Another sign is if they enjoy going to restaurants on their own, often without their parents. You want to feel included, and any man who is not in love with his sister, or vice versa for a woman, is going to make sure the person they are in love with is spending time and getting to know the people they love.


In this case, you want to set clear boundaries. It’s not your job to be controlling or change how someone lives their lives; it’s your job to decide what you will allow to take place in yours. For this scenario, consider asking your partner to spend more time with you—non-sex time, to be exact. You want to gauge their interest in doing activities that you like, and then, for the first time or two, make the plans and invite them. This will show them that you’re taking an initiative to get them to spend more time with you and trust you.
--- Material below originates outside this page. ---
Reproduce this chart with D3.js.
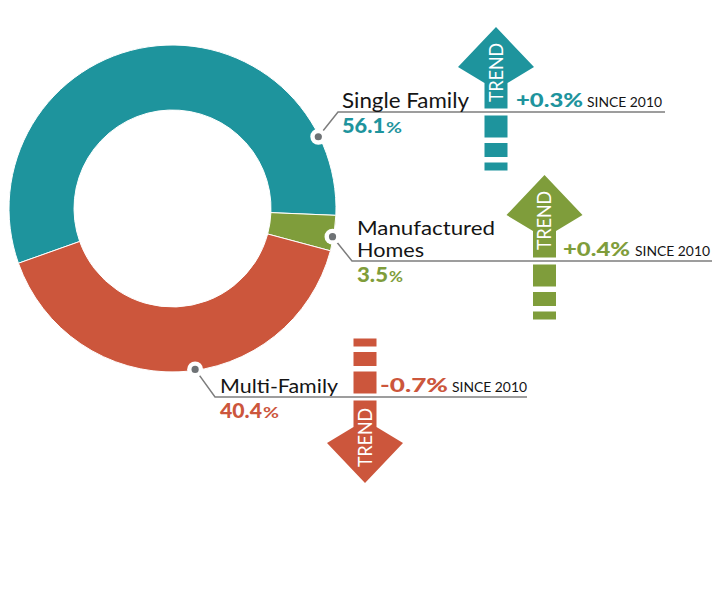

After some time, it’s up to the person you’re dating to make those plans, and instead of spending an abundant amount of time with their sibling, slowly they’ll begin spending more time with you. This is important because you want to show them that you are a priority, and if they want to remain in your life, they will have to make the necessary changes.


SIGN 3: DEFENSIVE

Let’s say you’ve been dating or in a relationship with your partner for some time, and you’ve noticed some of the things I’ve mentioned above. When you go to speak to them about it, they’re defensive. This is not only a clear sign that they have an inappropriate relationship with their sibling, but also a sign that they have a lack of respect for you. This will never end well. Even if you manage to marry this person, they will always prioritize their sibling's feelings over yours, no matter what.


Women need their feelings validated. When this doesn’t happen, it can poke holes in our self-esteem, and insecurities lead to unhealthy relationship dynamics. Using “I Statements” when you’re ready to ask these hard questions and having your partner shut you down at every turn is a sign that your relationship is over, and it’s time to possibly explore other options. If he or she does not see your point of view due to their own shame and insecurity or even feelings of embarrassment—because let’s face it, being called out for a weird relationship with your sibling isn’t un-shameful—then that is their problem to deal with, not yours.